Friday, July 07, 2006


Harry Whitney has an unusual definition of abuse.

"Any time you leave a horse mentally confused, he feels abused."

We usually think about physical abuse and neglect. Hurting a horse with whip, spurs, rope, sticks, chains, gunshot... Or confining a horse where he can't get to food or water, shade or shelter.

But leaving a horse mentally confused? That opens up a whole new realm of what a horse experiences as abuse.

And it opens up a whole new realm of wondering how to define confusion.

I've had a few conversations with Harry about 'gray areas' and 'maybes'. I'm still coming to understand and accept that horses thrive on black and white. Clarity is essential for a horse's well being. If I ask a horse to go left and he questions me and I say, well, ok let's forget that and do something else, that confuses the horse. The horse wants clear boundaries, so if I ask for left, I have to mean left, and that will bring calmness to the horse once he lets go of his thought to go right.

I can't have a conversation full of 'maybes' and 'it depends' -- not with horses at least. It's a human thing to be uncertain like that. It's certainly a habit I have -- to change my mind in mid-sentence. It don't work around the horses.

Back to me -- it's all about me changing so I can have it truly be all about the horses. They can learn things in order to get along well in our human world. It is our responsibility to teach them how to get along, whether respecting fence or finding the water trough or walking where we request when being led someplace.

Sometimes the horse has an idea different from our idea. He is certain about wanting to act on his idea until we help him learn to let go of his own thought in order to go along with our thought. Harry talks often about helping the horse develop the habit of letting go of his thoughts. It is not the same as the horse being a mindless slave. It does mean a horse can be responsive and comfortable doing his job. Assuming us humans are clear and consistent in how we ask for things like forward, back, left, right, life up, life down, go and stop. They can learn how they are meant to respond to our array of body language requests.
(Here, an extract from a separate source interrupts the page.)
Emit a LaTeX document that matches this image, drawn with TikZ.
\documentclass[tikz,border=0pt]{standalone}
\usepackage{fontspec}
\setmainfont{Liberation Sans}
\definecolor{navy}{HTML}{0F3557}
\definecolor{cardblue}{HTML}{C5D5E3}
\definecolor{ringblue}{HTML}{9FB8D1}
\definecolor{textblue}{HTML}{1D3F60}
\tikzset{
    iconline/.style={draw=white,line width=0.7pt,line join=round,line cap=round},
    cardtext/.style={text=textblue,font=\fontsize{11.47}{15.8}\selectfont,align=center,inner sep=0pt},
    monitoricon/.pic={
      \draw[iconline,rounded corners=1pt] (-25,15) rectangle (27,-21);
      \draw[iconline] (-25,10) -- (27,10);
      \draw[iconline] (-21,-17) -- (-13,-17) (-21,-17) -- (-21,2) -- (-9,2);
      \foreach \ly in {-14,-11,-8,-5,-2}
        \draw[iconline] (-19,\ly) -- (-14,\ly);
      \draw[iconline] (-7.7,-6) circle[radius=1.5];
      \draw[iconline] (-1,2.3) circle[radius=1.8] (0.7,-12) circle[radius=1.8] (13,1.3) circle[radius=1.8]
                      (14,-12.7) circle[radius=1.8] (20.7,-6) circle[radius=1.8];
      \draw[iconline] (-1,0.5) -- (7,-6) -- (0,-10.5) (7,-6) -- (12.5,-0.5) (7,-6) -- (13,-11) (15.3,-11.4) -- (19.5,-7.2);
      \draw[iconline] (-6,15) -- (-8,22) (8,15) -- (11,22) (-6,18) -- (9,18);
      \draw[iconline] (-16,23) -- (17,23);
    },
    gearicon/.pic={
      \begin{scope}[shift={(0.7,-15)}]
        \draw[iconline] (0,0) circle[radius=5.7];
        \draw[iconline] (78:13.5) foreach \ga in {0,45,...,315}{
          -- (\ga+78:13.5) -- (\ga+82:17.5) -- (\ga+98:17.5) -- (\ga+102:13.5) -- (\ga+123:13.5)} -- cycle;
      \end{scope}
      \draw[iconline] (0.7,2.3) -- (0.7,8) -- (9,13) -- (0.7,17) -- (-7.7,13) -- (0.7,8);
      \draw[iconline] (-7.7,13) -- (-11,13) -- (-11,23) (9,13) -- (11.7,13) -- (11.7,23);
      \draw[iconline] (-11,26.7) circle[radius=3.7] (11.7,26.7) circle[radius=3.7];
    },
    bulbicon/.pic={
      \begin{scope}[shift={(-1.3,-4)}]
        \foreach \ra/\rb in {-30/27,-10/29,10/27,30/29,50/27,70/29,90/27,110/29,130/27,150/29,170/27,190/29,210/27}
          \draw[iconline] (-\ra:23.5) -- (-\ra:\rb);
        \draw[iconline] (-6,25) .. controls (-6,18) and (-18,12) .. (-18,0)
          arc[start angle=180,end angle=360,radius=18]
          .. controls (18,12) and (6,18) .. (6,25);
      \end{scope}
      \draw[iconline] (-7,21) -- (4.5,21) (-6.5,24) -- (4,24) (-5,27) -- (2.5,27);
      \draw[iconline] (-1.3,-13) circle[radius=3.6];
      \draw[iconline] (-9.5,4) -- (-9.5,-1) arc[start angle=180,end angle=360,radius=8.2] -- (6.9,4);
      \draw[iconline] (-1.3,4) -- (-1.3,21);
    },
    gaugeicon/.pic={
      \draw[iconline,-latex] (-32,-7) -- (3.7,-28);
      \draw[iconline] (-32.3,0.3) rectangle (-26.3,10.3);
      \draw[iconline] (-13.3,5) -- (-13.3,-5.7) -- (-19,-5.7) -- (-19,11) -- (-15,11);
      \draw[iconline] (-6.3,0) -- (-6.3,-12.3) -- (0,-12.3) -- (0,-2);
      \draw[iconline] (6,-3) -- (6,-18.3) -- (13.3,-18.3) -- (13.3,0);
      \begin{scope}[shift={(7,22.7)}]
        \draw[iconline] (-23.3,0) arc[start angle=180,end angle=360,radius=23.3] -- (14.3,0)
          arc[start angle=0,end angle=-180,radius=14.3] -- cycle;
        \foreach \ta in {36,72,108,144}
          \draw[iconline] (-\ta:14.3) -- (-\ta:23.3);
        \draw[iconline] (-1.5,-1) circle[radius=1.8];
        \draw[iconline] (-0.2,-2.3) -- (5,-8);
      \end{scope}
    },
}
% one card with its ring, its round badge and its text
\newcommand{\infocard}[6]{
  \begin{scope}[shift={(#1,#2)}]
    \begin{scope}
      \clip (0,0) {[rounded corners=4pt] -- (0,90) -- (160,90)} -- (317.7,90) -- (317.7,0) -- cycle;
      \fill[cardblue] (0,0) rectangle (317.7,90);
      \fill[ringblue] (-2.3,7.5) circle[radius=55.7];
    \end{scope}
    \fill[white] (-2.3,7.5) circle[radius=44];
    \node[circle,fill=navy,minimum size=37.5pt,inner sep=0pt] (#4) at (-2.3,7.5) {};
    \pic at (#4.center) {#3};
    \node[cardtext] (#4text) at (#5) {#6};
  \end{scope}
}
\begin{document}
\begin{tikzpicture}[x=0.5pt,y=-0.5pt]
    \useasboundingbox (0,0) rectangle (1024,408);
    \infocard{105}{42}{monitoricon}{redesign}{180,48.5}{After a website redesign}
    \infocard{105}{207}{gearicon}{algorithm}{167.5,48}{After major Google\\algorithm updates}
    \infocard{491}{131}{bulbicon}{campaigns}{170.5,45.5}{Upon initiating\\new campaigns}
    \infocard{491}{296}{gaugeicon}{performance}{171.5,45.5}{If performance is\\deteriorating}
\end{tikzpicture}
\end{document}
Leaving a horse feeling uncertain about what is expected of him is abuse. A horse who gets excessively kicked or whipped on a consistent basis as part of specific activities might well feel fine deep inside because it is clear, the kicking or whipping is consistent and predictable. I am not advocating treating horses with unfair firmness. I am trying to make a point about how disturbing it is when we leave a horse not knowing what we meant or if we really meant it.
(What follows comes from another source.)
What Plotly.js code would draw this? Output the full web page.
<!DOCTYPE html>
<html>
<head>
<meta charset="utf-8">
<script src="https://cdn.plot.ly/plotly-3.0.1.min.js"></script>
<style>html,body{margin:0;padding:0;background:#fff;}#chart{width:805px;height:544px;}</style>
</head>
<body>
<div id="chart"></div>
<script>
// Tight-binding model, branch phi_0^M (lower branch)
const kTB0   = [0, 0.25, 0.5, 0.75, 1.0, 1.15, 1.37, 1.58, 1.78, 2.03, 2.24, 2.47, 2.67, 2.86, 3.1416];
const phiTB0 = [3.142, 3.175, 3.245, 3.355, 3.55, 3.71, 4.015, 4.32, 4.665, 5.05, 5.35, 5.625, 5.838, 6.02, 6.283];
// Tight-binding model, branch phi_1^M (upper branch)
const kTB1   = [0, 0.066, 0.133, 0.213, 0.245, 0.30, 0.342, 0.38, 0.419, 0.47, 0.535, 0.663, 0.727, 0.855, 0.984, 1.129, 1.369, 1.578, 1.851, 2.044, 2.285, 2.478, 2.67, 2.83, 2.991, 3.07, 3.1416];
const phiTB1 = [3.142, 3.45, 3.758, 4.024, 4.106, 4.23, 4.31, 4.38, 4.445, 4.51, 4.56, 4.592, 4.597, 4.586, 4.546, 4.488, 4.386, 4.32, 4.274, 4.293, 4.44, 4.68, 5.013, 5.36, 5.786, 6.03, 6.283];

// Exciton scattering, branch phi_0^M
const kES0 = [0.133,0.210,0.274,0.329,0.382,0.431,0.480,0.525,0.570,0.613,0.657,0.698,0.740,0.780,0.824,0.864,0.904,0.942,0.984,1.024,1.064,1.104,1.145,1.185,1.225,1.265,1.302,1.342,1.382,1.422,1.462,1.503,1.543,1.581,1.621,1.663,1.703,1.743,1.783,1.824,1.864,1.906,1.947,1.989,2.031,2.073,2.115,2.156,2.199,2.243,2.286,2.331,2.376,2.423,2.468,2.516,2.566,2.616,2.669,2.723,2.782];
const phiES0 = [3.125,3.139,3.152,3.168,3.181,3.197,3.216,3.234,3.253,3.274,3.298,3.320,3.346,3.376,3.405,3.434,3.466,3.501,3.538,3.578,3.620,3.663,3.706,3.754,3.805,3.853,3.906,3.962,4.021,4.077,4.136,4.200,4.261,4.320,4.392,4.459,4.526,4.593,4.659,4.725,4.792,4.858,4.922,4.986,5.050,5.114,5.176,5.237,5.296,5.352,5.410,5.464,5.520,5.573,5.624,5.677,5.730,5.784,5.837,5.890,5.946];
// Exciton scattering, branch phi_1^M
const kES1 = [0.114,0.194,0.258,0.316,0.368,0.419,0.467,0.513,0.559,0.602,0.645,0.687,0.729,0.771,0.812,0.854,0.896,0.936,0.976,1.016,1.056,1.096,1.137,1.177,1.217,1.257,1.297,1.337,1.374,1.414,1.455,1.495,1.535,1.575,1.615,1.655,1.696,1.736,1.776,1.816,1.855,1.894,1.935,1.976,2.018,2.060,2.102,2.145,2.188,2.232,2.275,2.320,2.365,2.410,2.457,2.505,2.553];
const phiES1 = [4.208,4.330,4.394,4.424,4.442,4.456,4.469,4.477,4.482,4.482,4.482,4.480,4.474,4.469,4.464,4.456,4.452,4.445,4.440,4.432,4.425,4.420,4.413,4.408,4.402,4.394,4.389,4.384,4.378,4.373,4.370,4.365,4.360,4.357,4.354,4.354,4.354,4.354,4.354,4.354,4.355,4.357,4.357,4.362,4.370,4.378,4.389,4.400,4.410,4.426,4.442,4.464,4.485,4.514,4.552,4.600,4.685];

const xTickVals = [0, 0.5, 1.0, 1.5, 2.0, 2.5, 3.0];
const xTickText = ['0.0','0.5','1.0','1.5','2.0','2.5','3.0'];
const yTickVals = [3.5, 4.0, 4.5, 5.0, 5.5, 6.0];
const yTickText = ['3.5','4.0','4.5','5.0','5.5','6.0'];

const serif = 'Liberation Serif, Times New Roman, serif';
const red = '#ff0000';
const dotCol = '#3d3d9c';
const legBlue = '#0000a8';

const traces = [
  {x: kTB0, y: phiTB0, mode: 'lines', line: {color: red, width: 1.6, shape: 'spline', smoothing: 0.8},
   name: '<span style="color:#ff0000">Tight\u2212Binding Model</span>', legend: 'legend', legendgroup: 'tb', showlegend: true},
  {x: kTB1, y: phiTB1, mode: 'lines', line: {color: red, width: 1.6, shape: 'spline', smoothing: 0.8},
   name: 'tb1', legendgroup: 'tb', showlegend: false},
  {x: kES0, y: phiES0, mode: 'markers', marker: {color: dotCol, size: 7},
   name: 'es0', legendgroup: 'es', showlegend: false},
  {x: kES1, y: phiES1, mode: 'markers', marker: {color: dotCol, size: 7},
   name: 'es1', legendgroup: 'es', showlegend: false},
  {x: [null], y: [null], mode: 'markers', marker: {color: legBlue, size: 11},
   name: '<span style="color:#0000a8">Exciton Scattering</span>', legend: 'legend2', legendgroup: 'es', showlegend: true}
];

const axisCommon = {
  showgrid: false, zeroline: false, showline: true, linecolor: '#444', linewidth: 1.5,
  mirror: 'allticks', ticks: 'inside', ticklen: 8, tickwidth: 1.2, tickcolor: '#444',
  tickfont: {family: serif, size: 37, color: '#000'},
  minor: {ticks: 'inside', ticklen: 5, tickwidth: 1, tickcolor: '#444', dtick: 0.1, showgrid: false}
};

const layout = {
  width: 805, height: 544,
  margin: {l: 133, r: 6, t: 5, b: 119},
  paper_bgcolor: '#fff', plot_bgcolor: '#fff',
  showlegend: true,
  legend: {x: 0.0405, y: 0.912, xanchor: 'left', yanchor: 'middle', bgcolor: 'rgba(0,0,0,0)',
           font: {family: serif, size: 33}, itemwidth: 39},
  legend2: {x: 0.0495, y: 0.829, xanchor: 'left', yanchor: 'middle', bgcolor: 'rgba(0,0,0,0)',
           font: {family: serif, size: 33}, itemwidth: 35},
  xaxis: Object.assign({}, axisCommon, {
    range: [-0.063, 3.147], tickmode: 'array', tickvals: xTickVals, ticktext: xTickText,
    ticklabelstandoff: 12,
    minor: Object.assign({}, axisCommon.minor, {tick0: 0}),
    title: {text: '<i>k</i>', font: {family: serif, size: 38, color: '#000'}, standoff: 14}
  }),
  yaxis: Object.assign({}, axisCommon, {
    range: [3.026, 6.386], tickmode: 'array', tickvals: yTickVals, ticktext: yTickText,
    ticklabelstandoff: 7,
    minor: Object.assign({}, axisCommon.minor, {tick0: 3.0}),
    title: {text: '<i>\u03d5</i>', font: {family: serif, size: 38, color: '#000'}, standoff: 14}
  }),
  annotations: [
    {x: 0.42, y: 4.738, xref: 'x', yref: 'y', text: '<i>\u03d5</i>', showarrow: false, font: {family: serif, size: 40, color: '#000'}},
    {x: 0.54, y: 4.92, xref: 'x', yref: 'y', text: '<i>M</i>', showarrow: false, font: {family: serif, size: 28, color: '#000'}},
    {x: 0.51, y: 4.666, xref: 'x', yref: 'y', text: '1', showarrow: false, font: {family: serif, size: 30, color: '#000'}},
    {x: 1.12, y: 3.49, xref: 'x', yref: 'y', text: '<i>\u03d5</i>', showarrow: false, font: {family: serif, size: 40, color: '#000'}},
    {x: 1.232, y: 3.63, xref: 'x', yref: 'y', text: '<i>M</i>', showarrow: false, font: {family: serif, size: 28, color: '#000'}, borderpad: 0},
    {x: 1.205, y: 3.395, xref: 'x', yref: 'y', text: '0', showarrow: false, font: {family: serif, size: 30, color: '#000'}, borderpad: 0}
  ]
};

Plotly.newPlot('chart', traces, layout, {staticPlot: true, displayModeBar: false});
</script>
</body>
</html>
I'm not confident I presented this adequately here. I am confident that I have a greater clarity of understanding what Harry means, and I'm devoted to improving my consistency and becoming a better support to my horses. After all, if they are doing well, I'm doing well, and I have them because I want to get along and enjoy unmounted and mounted activities. So far I can see that the more consistent I am, the easier it is for us to get along together.


At 08 July, 2006 21:24, Blogger ZinniaZ said...

Interesting. I too have been thinking about what is abuse. One trainr (not of horses) defined it as any action that does not produce a result after three tries. To her, ineffective actions were abuse. Maybe that is the lack of clarity?

I agree with Harry. I saw a horse (not my own) confused recently and it was terrible.

My new horse, Willoughby, kept trying to give me the right answer during a session but it wasn't my right answer. I eventually had to stop asking because he was so certain he knew the answer and he kept giving it and it became painful to me/him. I had to just take the answer and figure out how to address this another day.